LEAVENWORTH, Kan. -- It's been more than 70 years since the Battle of Iwo Jima, and on Friday in Leavenworth, people came out to thank those who laid their lives on the line.
"We don't give up, and I've never given up in life, and the Marines taught me that a long time ago," Iwo Jima veteran Jerry Ingram said.
He was just 15 years old when he lied about his age and went to war.
"I lied about my age then, and I haven't quit lying since," Ingram said. "No one could have imagined how the savage battle for Iwo Jima, how savage it would become after the first waves landed."
Ingram remembers the difficult moments he faced on the island in the Pacific.
"Like any battle, its kill or be killed. War is not nice. There's nothing nice about war at all," Ingram said. "Every battle you never expected to survive, and the more battles I went through in the Pacific the less chances I thought I'd have of coming home."
"The raising of the flag over Mount Suribachi on the 23rd of February would also become an iconic symbol for America, for their resolve, and it would come to epitomize the fighting spirit of the United States Marine," keynote speaker Marine Corps Col. Steve Lewallen said.
Ingram wrote a poem to honor his friends he lost during battle:
"Our flag flew, our flag flew, on the hill called Mount Suribachi.
As we overcame the enemy we knew, we knew.
You'd see freedom become victorious, and it was - you see."
At 90 years old, Ingram visits Leavenworth National Cemetery each year to honor his brothers and sisters lost years ago.

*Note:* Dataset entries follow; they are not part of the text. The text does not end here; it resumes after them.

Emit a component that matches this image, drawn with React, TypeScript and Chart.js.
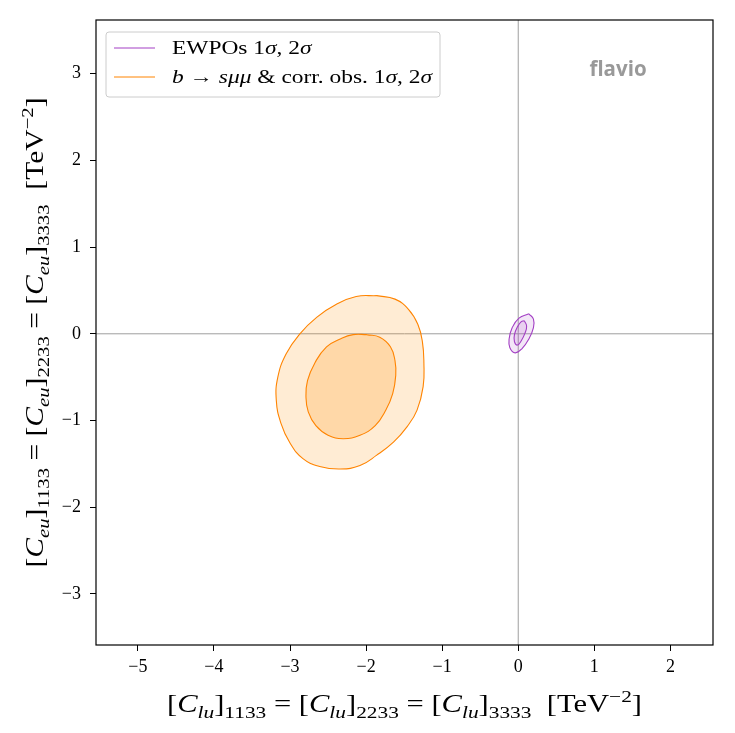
import { useEffect, useRef } from "react";
import { Chart, registerables } from "chart.js";

Chart.register(...registerables);

// Axis limits and tick values
const xRange = [-5.55, 2.56];
const yRange = [-3.59, 3.62];
const xTickValues = [-5, -4, -3, -2, -1, 0, 1, 2];
const yTickValues = [-3, -2, -1, 0, 1, 2, 3];

// b -> s mu mu & correlated observables: 2 sigma contour
const bsmmOuterX = [-1.86, -1.62, -1.44, -1.32, -1.26, -1.24, -1.25, -1.33, -1.46, -1.64, -1.86, -2.08, -2.34, -2.61, -2.83, -3.0, -3.12, -3.18, -3.16, -3.05, -2.87, -2.65, -2.39, -2.13];
const bsmmOuterY = [0.44, 0.4, 0.28, 0.11, -0.09, -0.34, -0.61, -0.88, -1.07, -1.25, -1.4, -1.52, -1.56, -1.53, -1.44, -1.26, -1.03, -0.77, -0.5, -0.23, 0.0, 0.19, 0.34, 0.43];
// b -> s mu mu & correlated observables: 1 sigma contour
const bsmmInnerX = [-1.99, -1.82, -1.68, -1.62, -1.61, -1.65, -1.74, -1.88, -2.08, -2.3, -2.5, -2.66, -2.76, -2.79, -2.77, -2.67, -2.52, -2.34, -2.17];
const bsmmInnerY = [-0.01, -0.04, -0.15, -0.31, -0.48, -0.69, -0.88, -1.06, -1.17, -1.21, -1.17, -1.06, -0.9, -0.73, -0.54, -0.33, -0.15, -0.06, -0.01];

// EWPOs: 2 sigma contour
const ewpoOuterX = [0.14, 0.2, 0.2, 0.14, 0.05, -0.04, -0.11, -0.12, -0.08, 0.01];
const ewpoOuterY = [0.23, 0.17, 0.07, -0.06, -0.17, -0.22, -0.16, -0.06, 0.07, 0.18];
// EWPOs: 1 sigma contour
const ewpoInnerX = [0.08, 0.11, 0.09, 0.04, -0.01, -0.05, -0.05, -0.01, 0.04];
const ewpoInnerY = [0.15, 0.09, 0.01, -0.08, -0.13, -0.09, -0.01, 0.08, 0.14];

const legendLabels = ["EWPOs", "b → sμμ & corr. obs."];

const ORANGE = "#ff8400";
const PURPLE = "#a33fc4";

const closedLoop = (xs: number[], ys: number[]) => {
  const pts = xs.map((x, i) => ({ x, y: ys[i] }));
  pts.push({ ...pts[0] });
  return pts;
};

const minus = (v: number) => (v < 0 ? "\u2212" + Math.abs(v) : String(v));

type Seg = { t: string; it?: boolean; sub?: boolean; sup?: boolean };

const SERIF = '"Liberation Serif", "DejaVu Serif", serif';

function segFont(s: Seg, size: number) {
  const sz = s.sub || s.sup ? size * 0.7 : size;
  return `${s.it ? "italic " : ""}${sz}px ${SERIF}`;
}

function richWidth(ctx: CanvasRenderingContext2D, segs: Seg[], size: number) {
  let w = 0;
  for (const s of segs) {
    ctx.font = segFont(s, size);
    w += ctx.measureText(s.t).width;
  }
  return w;
}

// Draws a run of text pieces from x (left) on baseline y, stretched horizontally by sx
function drawRich(ctx: CanvasRenderingContext2D, segs: Seg[], x: number, y: number, size: number, sx = 1) {
  ctx.save();
  ctx.translate(x, y);
  ctx.scale(sx, 1);
  let cx = 0;
  ctx.textBaseline = "alphabetic";
  ctx.textAlign = "left";
  for (const s of segs) {
    ctx.font = segFont(s, size);
    const dy = s.sub ? size * 0.22 : s.sup ? -size * 0.42 : 0;
    ctx.fillText(s.t, cx, dy);
    cx += ctx.measureText(s.t).width;
  }
  ctx.restore();
}

function coeffTitle(flavour: string): Seg[] {
  const out: Seg[] = [];
  ["1133", "2233", "3333"].forEach((idx, i) => {
    if (i > 0) out.push({ t: " = " });
    out.push({ t: "[" }, { t: "C", it: true }, { t: flavour, it: true, sub: true }, { t: "]" }, { t: idx, sub: true });
  });
  out.push({ t: "  [TeV" }, { t: "\u22122", sup: true }, { t: "]" });
  return out;
}

const sigmaPart: Seg[] = [{ t: " 1" }, { t: "σ", it: true }, { t: ", 2" }, { t: "σ", it: true }];
const legendRows: Seg[][] = [
  [{ t: legendLabels[0] }, ...sigmaPart],
  [
    { t: "b", it: true },
    { t: " → " },
    { t: "sμμ", it: true },
    { t: " & corr. obs." },
    ...sigmaPart,
  ],
];

const decorations = {
  id: "decorations",
  beforeDatasetsDraw(chart: any) {
    const { ctx, chartArea: a, scales } = chart;
    const x0 = scales.x.getPixelForValue(0);
    const y0 = scales.y.getPixelForValue(0);
    ctx.save();
    ctx.strokeStyle = "#9e9e9e";
    ctx.lineWidth = 1;
    ctx.beginPath();
    ctx.moveTo(x0, a.top);
    ctx.lineTo(x0, a.bottom);
    ctx.moveTo(a.left, y0);
    ctx.lineTo(a.right, y0);
    ctx.stroke();
    ctx.restore();
  },
  afterDraw(chart: any) {
    const { ctx, chartArea: a } = chart;
    ctx.save();
    // frame
    ctx.strokeStyle = "#000";
    ctx.lineWidth = 1.2;
    ctx.strokeRect(a.left, a.top, a.right - a.left, a.bottom - a.top);

    // flavio mark
    ctx.fillStyle = "#999999";
    ctx.font = 'bold 20.5px "Open Sans", "DejaVu Sans", sans-serif';
    ctx.textAlign = "center";
    ctx.textBaseline = "middle";
    ctx.fillText("flavio", a.left + 522, a.top + 50);

    // legend
    const lx = a.left + 10, ly = a.top + 12, lw = 334, lh = 65;
    ctx.fillStyle = "rgba(255,255,255,0.85)";
    ctx.strokeStyle = "#cccccc";
    ctx.lineWidth = 1;
    ctx.beginPath();
    ctx.roundRect(lx, ly, lw, lh, 3);
    ctx.fill();
    ctx.stroke();
    const rowY = [ly + 16, ly + 45];
    const lSize = 19;
    const lStretch = 260 / richWidth(ctx, legendRows[1], lSize);
    [PURPLE, ORANGE].forEach((c, i) => {
      ctx.strokeStyle = c;
      ctx.lineWidth = 1;
      ctx.beginPath();
      ctx.moveTo(lx + 8, rowY[i]);
      ctx.lineTo(lx + 49, rowY[i]);
      ctx.stroke();
      ctx.fillStyle = "#000";
      drawRich(ctx, legendRows[i], lx + 66, rowY[i] + 6, lSize, lStretch);
    });

    // axis titles
    ctx.fillStyle = "#000";
    const tSize = 25;
    const xt = coeffTitle("lu");
    const xw = richWidth(ctx, xt, tSize);
    const xs = 475 / xw;
    drawRich(ctx, xt, (a.left + a.right) / 2 - 237.5, a.bottom + 67, tSize, xs);

    const yt = coeffTitle("eu");
    const yw = richWidth(ctx, yt, tSize);
    const ys = 470 / yw;
    ctx.translate(a.left - 53, (a.top + a.bottom) / 2);
    ctx.rotate(-Math.PI / 2);
    drawRich(ctx, yt, -235, 0, tSize, ys);
    ctx.restore();
  },
};

export default function App() {
  const ref = useRef<HTMLCanvasElement>(null);

  useEffect(() => {
    if (!ref.current) return;
    const tickFont = { family: SERIF, size: 18 };
    const chart = new Chart(ref.current, {
      type: "line",
      data: {
        datasets: [
          {
            label: "EWPOs 1σ",
            data: closedLoop(ewpoInnerX, ewpoInnerY),
            borderColor: PURPLE,
            backgroundColor: "rgba(163,63,196,0.13)",
            fill: "shape",
            order: 1,
          },
          {
            label: "EWPOs 2σ",
            data: closedLoop(ewpoOuterX, ewpoOuterY),
            borderColor: PURPLE,
            backgroundColor: "rgba(163,63,196,0.13)",
            fill: "shape",
            order: 2,
          },
          {
            label: "b → sμμ 1σ",
            data: closedLoop(bsmmInnerX, bsmmInnerY),
            borderColor: ORANGE,
            backgroundColor: "rgba(255,140,0,0.21)",
            fill: "shape",
            order: 3,
          },
          {
            label: "b → sμμ 2σ",
            data: closedLoop(bsmmOuterX, bsmmOuterY),
            borderColor: ORANGE,
            backgroundColor: "rgba(255,140,0,0.17)",
            fill: "shape",
            order: 4,
          },
        ],
      },
      options: {
        animation: false,
        responsive: true,
        maintainAspectRatio: false,
        datasets: {
          line: {
            tension: 0.45,
            pointRadius: 0,
            pointHoverRadius: 0,
            borderWidth: 1.1,
          },
        },
        layout: { padding: { left: 0, top: 12, right: 14, bottom: 0 } },
        plugins: {
          legend: { display: false },
          tooltip: { enabled: false },
        },
        scales: {
          x: {
            type: "linear",
            min: xRange[0],
            max: xRange[1],
            afterBuildTicks: (s: any) => {
              s.ticks = xTickValues.map((value) => ({ value }));
            },
            afterFit: (s: any) => {
              s.height = 80;
              s.paddingLeft = 0;
              s.paddingRight = 0;
            },
            border: { display: false },
            grid: { drawOnChartArea: false, tickLength: 6, tickColor: "#000" },
            ticks: {
              color: "#000",
              font: tickFont,
              padding: 5,
              maxRotation: 0,
              callback: (v: any) => minus(Number(v)),
            },
          },
          y: {
            type: "linear",
            min: yRange[0],
            max: yRange[1],
            afterBuildTicks: (s: any) => {
              s.ticks = yTickValues.map((value) => ({ value }));
            },
            afterFit: (s: any) => {
              s.width = 88;
              s.paddingTop = 0;
              s.paddingBottom = 0;
            },
            border: { display: false },
            grid: { drawOnChartArea: false, tickLength: 6, tickColor: "#000" },
            ticks: {
              color: "#000",
              font: tickFont,
              padding: 9,
              callback: (v: any) => minus(Number(v)),
            },
          },
        },
      },
      plugins: [decorations],
    });
    return () => chart.destroy();
  }, []);

  return (
    <div style={{ position: "relative", width: 719, height: 717 }}>
      <canvas ref={ref} />
    </div>
  );
}
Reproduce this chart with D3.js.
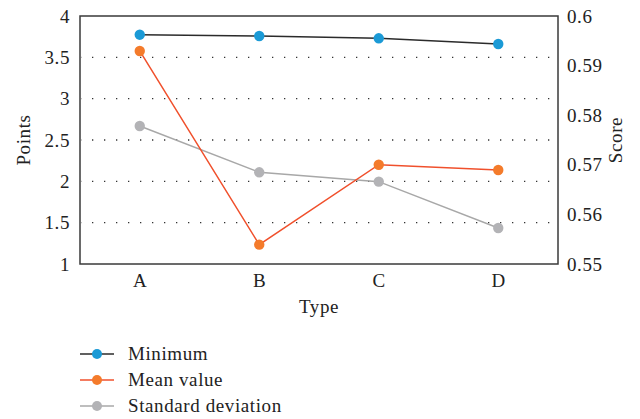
<!DOCTYPE html>
<html><head><meta charset="utf-8">
<script src="https://cdn.jsdelivr.net/npm/d3@7"></script>
<style>body{margin:0;background:#fff;} svg{display:block;} text{font-family:"Liberation Serif","Times New Roman","DejaVu Serif",serif;}</style>
</head><body>
<svg id="c" width="640" height="419"></svg>
<script>
const categories = ["A","B","C","D"];
const minimumValues = [3.774, 3.758, 3.730, 3.661];
const meanValues = [3.577, 1.234, 2.201, 2.137];
const stdValues = [2.669, 2.109, 1.996, 1.435];
const leftTicks = [1, 1.5, 2, 2.5, 3, 3.5, 4];
const rightTicks = [0.55, 0.56, 0.57, 0.58, 0.59, 0.6];
const gridTicks = [1.5, 2, 2.5, 3, 3.5];
const seriesNames = ["Minimum", "Mean value", "Standard deviation"];

const svg = d3.select("#c");
const L = 80, R = 558, T = 16, B = 264;
const FS = 19, LS = 0.6;

const x = d3.scalePoint().domain(categories).range([L, R]).padding(0.5);
const y = d3.scaleLinear().domain([1, 4]).range([B, T]);
const y2 = d3.scaleLinear().domain([0.55, 0.6]).range([B, T]);

// grid
svg.append("g").selectAll("line").data(gridTicks).join("line")
  .attr("x1", L + 1).attr("x2", R - 1)
  .attr("y1", d => y(d)).attr("y2", d => y(d))
  .attr("stroke", "#333").attr("stroke-width", 1.3)
  .attr("stroke-dasharray", "1.3,10.7").attr("stroke-dashoffset", -11);

// frame
svg.append("rect").attr("x", L).attr("y", T).attr("width", R - L).attr("height", B - T)
  .attr("fill", "none").attr("stroke", "#3a3a3a").attr("stroke-width", 1.5);

// axes
const axL = svg.append("g").attr("transform", `translate(${L},0)`)
  .call(d3.axisLeft(y).tickValues(leftTicks).tickSize(0).tickPadding(10).tickFormat(d3.format("")));
const axR = svg.append("g").attr("transform", `translate(${R},0)`)
  .call(d3.axisRight(y2).tickValues(rightTicks).tickSize(0).tickPadding(9).tickFormat(d => d3.format("")(+d.toFixed(2))));
const axB = svg.append("g").attr("transform", `translate(0,${B})`)
  .call(d3.axisBottom(x).tickSize(0).tickPadding(10));
[axL, axR, axB].forEach(a => {
  a.attr("font-family", null).attr("font-size", null);
  a.select(".domain").remove();
  a.selectAll("text").style("font-size", FS + "px").style("letter-spacing", LS + "px").attr("fill", "#222");
});

function title(tx, ty, rot, s) {
  svg.append("text").attr("transform", `translate(${tx},${ty}) rotate(${rot})`)
    .attr("text-anchor", "middle").style("font-size", FS + "px").style("letter-spacing", LS + "px")
    .attr("fill", "#222").text(s);
}
title(30, (T + B) / 2, -90, "Points");
title(622, (T + B) / 2, -90, "Score");
title((L + R) / 2, 313, 0, "Type");

const series = [
  {name: seriesNames[0], values: minimumValues, line: "#2b2b2b", dot: "#1b9ad6"},
  {name: seriesNames[1], values: meanValues, line: "#f0502c", dot: "#f47b2b"},
  {name: seriesNames[2], values: stdValues, line: "#a8a8a8", dot: "#b3b3b6"}
];
const line = d3.line().x((d, i) => x(categories[i])).y(d => y(d));

[2, 1, 0].forEach(k => {
  const s = series[k];
  svg.append("path").attr("d", line(s.values)).attr("fill", "none")
    .attr("stroke", s.line).attr("stroke-width", 1.5);
});
[2, 1, 0].forEach(k => {
  const s = series[k];
  svg.append("g").selectAll("circle").data(s.values).join("circle")
    .attr("cx", (d, i) => x(categories[i])).attr("cy", d => y(d))
    .attr("r", 5.2).attr("fill", s.dot);
});

// legend
const lg = svg.append("g");
series.forEach((s, i) => {
  const yy = 354 + i * 26;
  lg.append("line").attr("x1", 80).attr("x2", 114).attr("y1", yy).attr("y2", yy)
    .attr("stroke", s.line).attr("stroke-width", 1.5);
  lg.append("circle").attr("cx", 97).attr("cy", yy).attr("r", 5).attr("fill", s.dot);
  lg.append("text").attr("x", 128).attr("y", yy + 6)
    .style("font-size", FS + "px").style("letter-spacing", LS + "px").attr("fill", "#222").text(s.name);
});
</script>
</body></html>
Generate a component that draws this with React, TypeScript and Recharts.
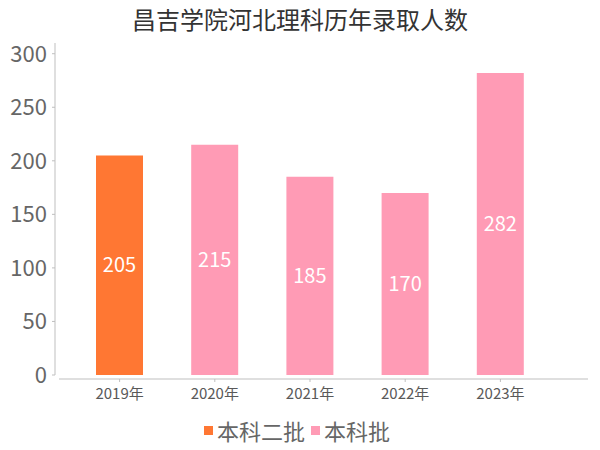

"The only time I cried in all the years I was in battle is when I walked over to the cemetery at Iwo Jima and saw those thousands and thousands of crosses," Ingram said. "It's very very emotional. You don't forget, and as Americans we must never forget that our freedoms aren't free. We had to sacrifice and pay the price for our liberty."
George Westbrook, a 20 year Army veteran who came to recognize Ingram's bravery, certainly hasn't forgotten.
"Its an honor and a privilege to be able to stand up here with these people," Westbrook said. "We call them brothers and sisters because that`s what they are. They're brothers and sisters to us."
More than anything, Ingram said, it's important for people to remember what happened on Mount Suribachi for years to come.
"I think that's the only reason I'm here," he said. "I'm firmly convinced that God's left me here so I can share my experience that with faith and belief in our country you can face anything."
The battle of Iwo Jima went from Feb. 19 to March 26 in 1945. About 6,800 servicemen died, and nearly 25,000 were wounded. One in three in the battle were killed or wounded, and the Medal of Honor was awarded to 22 Marines and 5 Navy servicemen.